I wasn’t always this way. When I was a young child, I hardly thought much of mirrors. I never bothered to look at my reflection, and when I did, it had no sort of effect on me or how I felt. There was never a stomach-dropping moment of realization that I am not beautiful—no flood of internal insults, no abuse. The mirror couldn’t hurt me then.

When I turned fourteen, a classmate showed me a magazine she had in her locker. She pointed out the women she thought were the prettiest, letting me know that we should try our best to look like them. These women looked nothing like me. They were glamorous—voluptuous and thin at the same time, with full lips and flowing hair. Their skin gleamed and their eyes shone bright. Their smiles were perfect, straight teeth of the whitest color. They all looked as if they knew a secret no one else did, a secret of eternal happiness; a secret of eternal beauty.

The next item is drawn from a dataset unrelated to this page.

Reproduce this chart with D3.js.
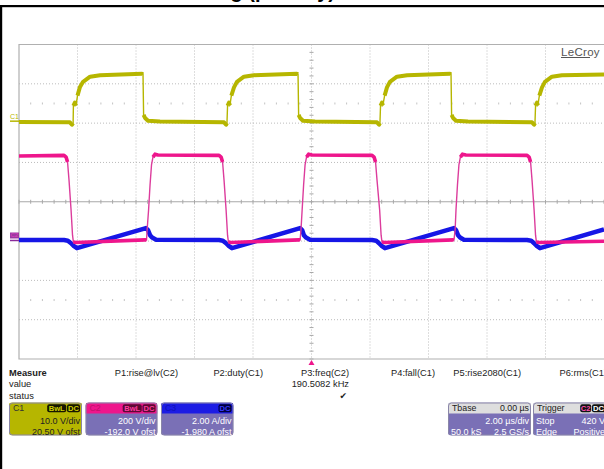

That night I went home and undressed myself in front of the mirror. I really, for the first time, examined my reflection and took an actual interest in what I saw. This is where the relationship began. I had brown hair. I had never thought about it much before, but now the mirror was telling me it was boring—stringy, really, and the way that it hung limply on the sides of my face? Disgusting. My eyes were way too close to one another, and the more I looked at them, the squintier they seemed to appear. They were nothing like the wide, bright eyes of the women I was shown earlier in the day. My nose was way too big for my face; my lips were thin and colorless. My shoulders were wide, my breasts extraordinarily unimpressive, my stomach flabby, my legs short. I was horrified.

How had I never realized any of this before? Somehow I felt relieved—thank God the mirror was here to show me, before it was too late. The mirror would help me become the person I wanted to be; the beautiful girl I was sure had to live somewhere inside of me if only I tried a little bit to get her out. I vowed to lead my life from then on out by the mirror, for the mirror, and in the mirror. She would guide me to beauty. I just had to stick with her.


My days turned into a tumultuous roller coaster ride of insecurity. I couldn’t make it through a sentence or complete thought without wondering if my hair was in place or if my face looked chubby. I couldn’t have my picture taken without also having an emotional breakdown. I thought about the mirror nonstop; I would excuse myself from class to go meet up with her in the bathrooms. I would see her in the sides of buildings, in the backs of spoons, in my turned-off television set. It’s surprising how often you can run into your reflection if you really want to, or in my case, need to. Everywhere I turned there were more reasons to believe the terrible things that my mirror was telling me. The gorgeous women I saw in the magazine that day turned into all the gorgeous women I saw on television, in movies, and walking by me on the street. Soon I was seeing them on every form of social media, posting pictures of their perfect faces and flawless bodies. How could I keep up; how could I ever compete?


My relationship with my mirror is the longest I’ve ever had. I can’t get away from her, even though all she does is hurt me. She has broken me down to the point where I don’t think I’ll ever be able to live normally without her. I need to see myself at all times to ensure I am the closest I can be to what the mirror tells me I should be. I live my life based on what she says to me every morning, and throughout the day. I go to bed with her words ringing in my ears; I wake up exhausted and hurt. It isn’t easy living in an abusive relationship with your reflection, but I am certain and saddened to know that I am not the only one. It would be hard not to live this way, what with the constant bombardment of examples of beauty—on television, social media, print—it’s everywhere. I’ll stay committed to my abuser, my mirror, my reflection.